# Irritated



## Bridget (Apr 5, 2004)

This is just a vent because it makes me feel better to do so. I contacted the GSD rescue in my state about a purebred GSD at our shelter that we were having trouble placing, Finn. Sent the contact form on their website, not really expecting an affirmative response about taking Finn into their rescue. Gave both my e-mail address and my cell phone number. This was over a month ago. Finn has since been adopted and it seems it has worked out, so a moot issue. My complaint is that I did not hear ONE WORD from these folks in response. Granted, Finn was in a no-kill facility, so his life was not in imminent danger, and I was trying to unload a dog, not adopt one. However, since I am a confirmed GSD person, my next contact would probably have been to adopt a dog from them or give a donation. Seems it would have been good business to respond, even if the answer was no. I'm not naming the rescue because I don't want to hurt their dogs chances of being adopted, but when I am ready to adopt, I will go elsewhere.


----------



## RebelGSD (Mar 20, 2008)

Nowadays, in the time of email and social media, rescues probably receive over a 100 request a day to take in dogs from shelters and owners. Most simply don't have the manpower to respond, unless they actually have the space to take in the dog. It would be nice to respond to all requests or inquiries, but the same time can be used to work with the dogs. Sadly, most rescues have too few volunteers to provide the level of service the public expects. The only way to improve this is more people volunteering.


----------



## selzer (May 7, 2005)

Try to give them the benefit of the doubt. The individual may have been reading through your stuff and got an emergency call, by the time the person came back and logged back in and everything, your e-mail was in the READ column, and it was an over-sight.


----------



## Bridget (Apr 5, 2004)

Yes, absolutely right. I just needed to blow off some steam and can be more diplomatic today!


----------



## GSDRI (Mar 12, 2014)

Hello Bridget,
I'm not sure, but I assume you are talking about GSDRI German Shepherd Dog Rescue of Iowa? I'm sorry your request for assistance reference Finn, went unanswered. I do remember seeing the email,... at that time we were in the process of reorganizing and there were only 2 of us trying to stay ahead of all the many requests we get for help on a daily basis. 

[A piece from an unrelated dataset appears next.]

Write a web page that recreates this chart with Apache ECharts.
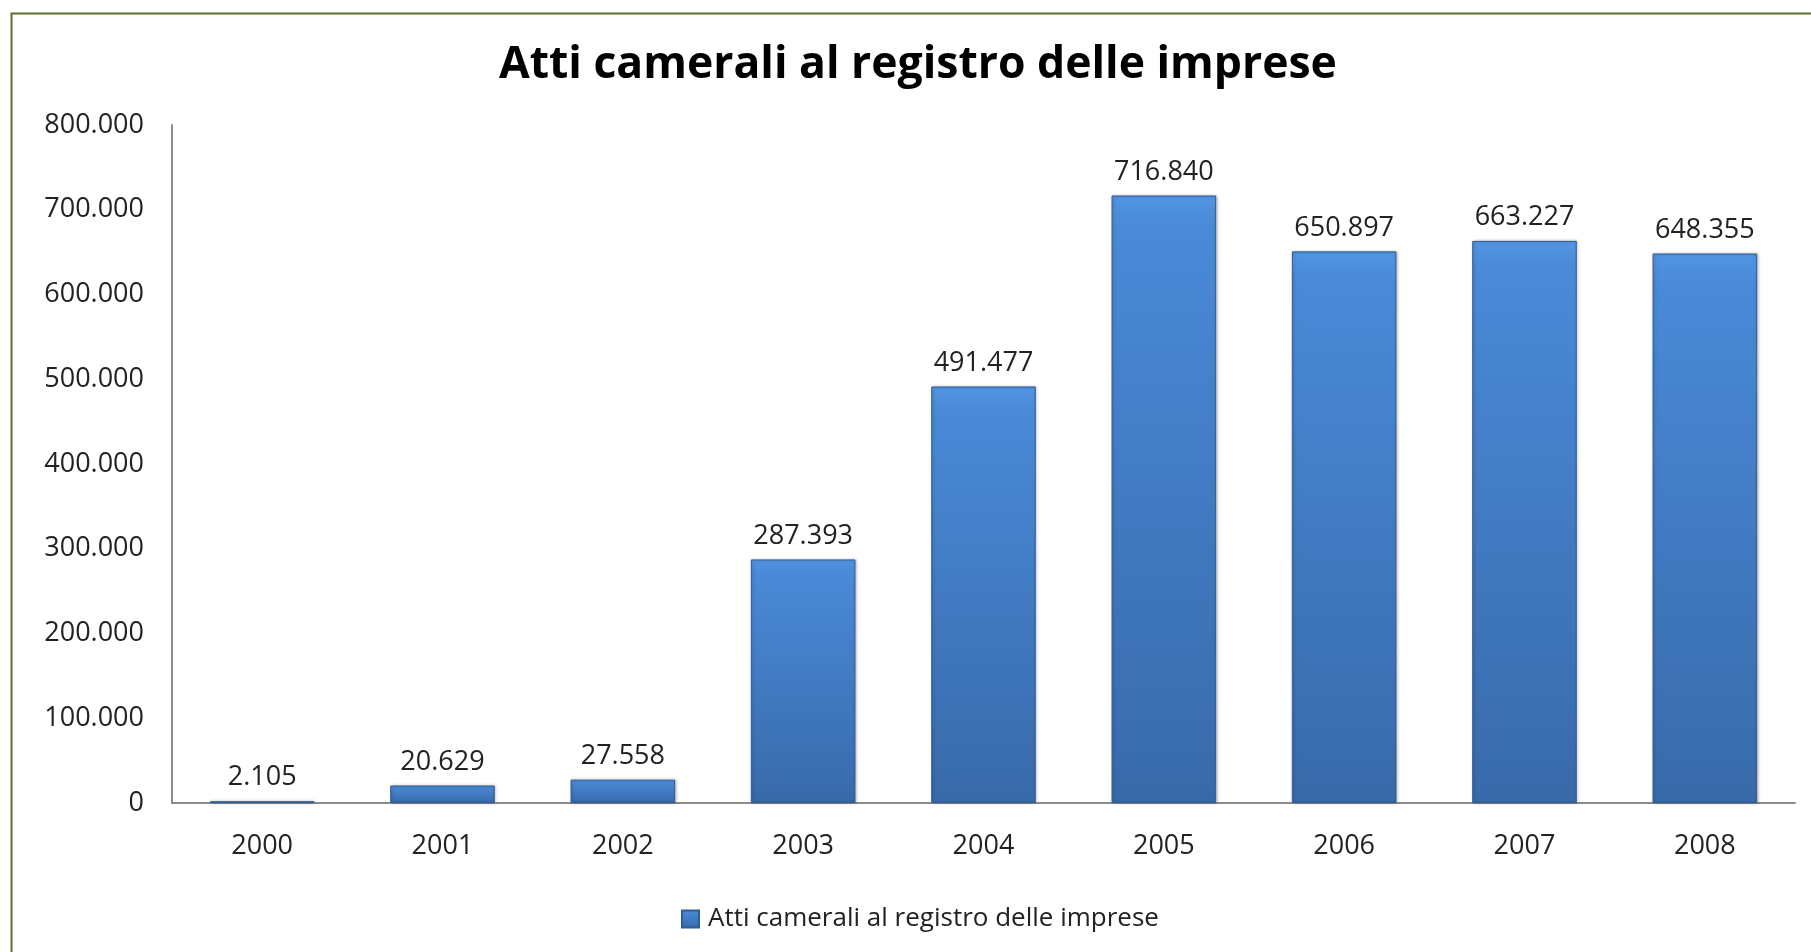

Since then I have added 3 more BOD members and I feel we are on track again  

Again my apologizes! Glad to hear Finn found a home.
Regards,
Marti Lee
President


----------



## Bridget (Apr 5, 2004)

Thank you for the response. A lady came all the way from Council Bluffs to adopt Finn and she already had a GSD and they were walked together and everything seemed great. Haven't heard anything. No news is good news right?


----------